Existe coisa mais patética que escrever sobre o ato de escrever? Me peguei pensando nisso por esses dias em que tantas frases 'profundas' rodeavam meu cérebro e não anotei nenhuma delas, não as continuei. Não seria preciso um estudo profundo de gramática, sintaxe, semântica ou qualquer outro nome bonito para a 'ciência' de encaixotar as palavras? Quem tem a prerrogativa de dizer onde se coloca a partícula apassivadora, que todas as proparoxítonas são acentuadas?
Todos os versinhos bonitos e ridículos deixei escapar. Pensava: faz tempo que não escrevo nada. E quando quero escrever minhas pequenas imbecilidades eu anoto, com lápis, geralmente em papeis avulsos. É estranho. Carrego muitos papéis, tenho algum tipo de fetiche em impressões. Tenho medo do computador e de suas artimanhas, pois sei que os computadores são janelas por onde adentram estranhos distantes em nossas vidas, estranhos esses que consigo fazer andar pra longe com meu ar deliberado de desprezo quando não entram pelo computador. Me sinto ridícula por deixar escapar todos os versos e palavras e pensamentos que me encontraram pela rua, pelo trem, pelos corredores, em casa. Escrevo sobre escrever. Clarisse disse uma vez em entrevista que sentia-se morta quando não escrevia. Não a condeno, não me parece nem um pouco absurdo a escrita. Demorei a entender o ÓBVIO: escrever sobre o ato de escrever não chega a ser uma confissão, apesar de exercer um poder parecido com este. É jusificar-se. justificar a si e para si o porquê se tornou intolerável o silêncio, o não dito de todos os dias. Estou envelhecendo. jovem e velha, ao mesmo tempo. Quando mais nova, julgava que a morte de minha mãe, a ausência do pai e uma família estranha que eu repugnava me tinham tornado madura antes do tempo. Desprezava aqueles da minha faixa etária, tão infantis, tão estúpidos, tão inúteis, tão inocentes perante as rudezas do mundo. Mas eu cresci, ou decresci, ou qualquer outra coisa. Como alguém poderia sentir orgulho de ser velha na adolescência? Como alguém poderia qualquer coisa dessa estirpe? Mas senti. Desprezei cada centímetro de mim. Mentia para os outros e para mim mesma, e me reconfortava a mentira. Passou algum tempo, não muito, mas muito tempo, e fui sendo levada pelo clamor do cotidiano à mentira. Essa parte tão nevrálgica do mudo adulto só me foi apresentada agora. Ser adulto é mentir. Para os outros quando devemos nos preservar, para si para preservar o outro talvez, ou para deixar que se foda, que se exploda, que se espalhe desde que não respingue na gente. Que gente? Só tem eu.

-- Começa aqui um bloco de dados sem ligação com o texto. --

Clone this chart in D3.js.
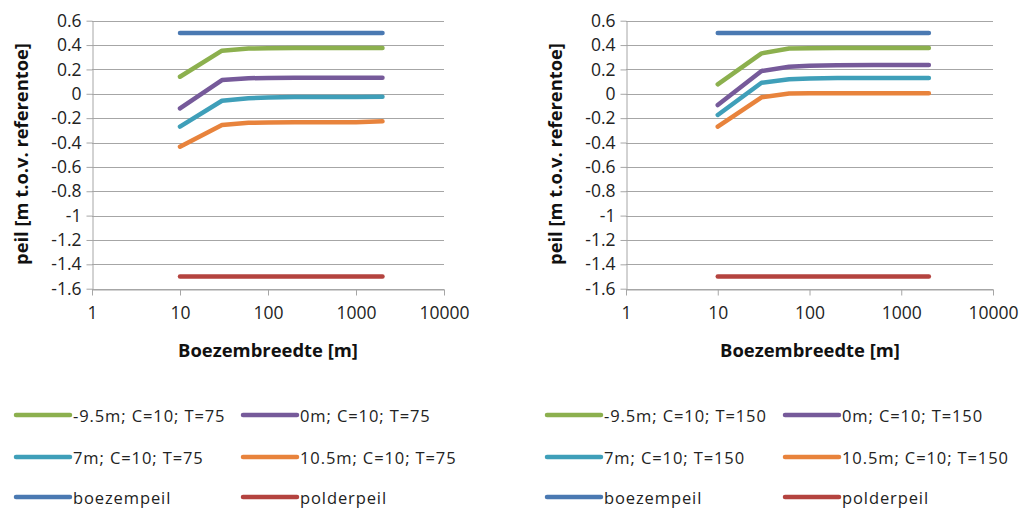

É justamente por isso que se escreve sobre escrever. Por isso e por muito mais. Pelo eu. Esse eu que hipocritamente dizemos a nós mesmos e aos outros que deveria ser abolido. Todos nós, flertando com os valores da classe média, diremo-nos sob influência do Nietzsche genealogista que destrói o sujeito de conhecimento no processo de construí-lo. Diremos mais: diremos que a alteridade vem antes da diferença, evocaremos isso com olhos marejados. Somos tão dignos. Por favor, nos ergam um busto na entrada de cada prédio universitário. Diremos de tantas outras formas, uma mais dissimulada que a outra. Não admitimos que estamos, cada qual a sua maneira, preocupados com o próprio cu, com a própria moral, com o próprio lattes, com o próprio orgasmo. Diremos isso todos os dias em público, na mesa de jantar, na sala de aula para fazer média com os professores doutores que insistem em nos corrigir, para diminuir o esforço intelectual dos nossos colegas, para nos exaltarmos, nos engrandecermos. Enquanto nosso pequeno teatro acontece, eles estão destruindo o país, retomando as rédeas escancaradamente autoritárias e militaristas, planejando por gente como eu no pau de arara, com um pau na boca e outro na boceta, pra endireitar essa vil conduta. Os Mourões da vida se regozijam na boca e nos dedos de meus colegas, que me odeiam. E seu ódio os fará gritar pelo empalamento público de gente como eu, seja lá como essa gente como eu for.
É por isso que se escreve sobre o ato de escrever. Tem um sentido que escapa das palavras, que não apequena-se diante dos grafismos, feito apenas no sentir. É por todas as coisas que vão ficando silenciosas depois que passam os minutos, passam as horas, passam os dias. Escrever é entre outras coisas encarar a própria covardia.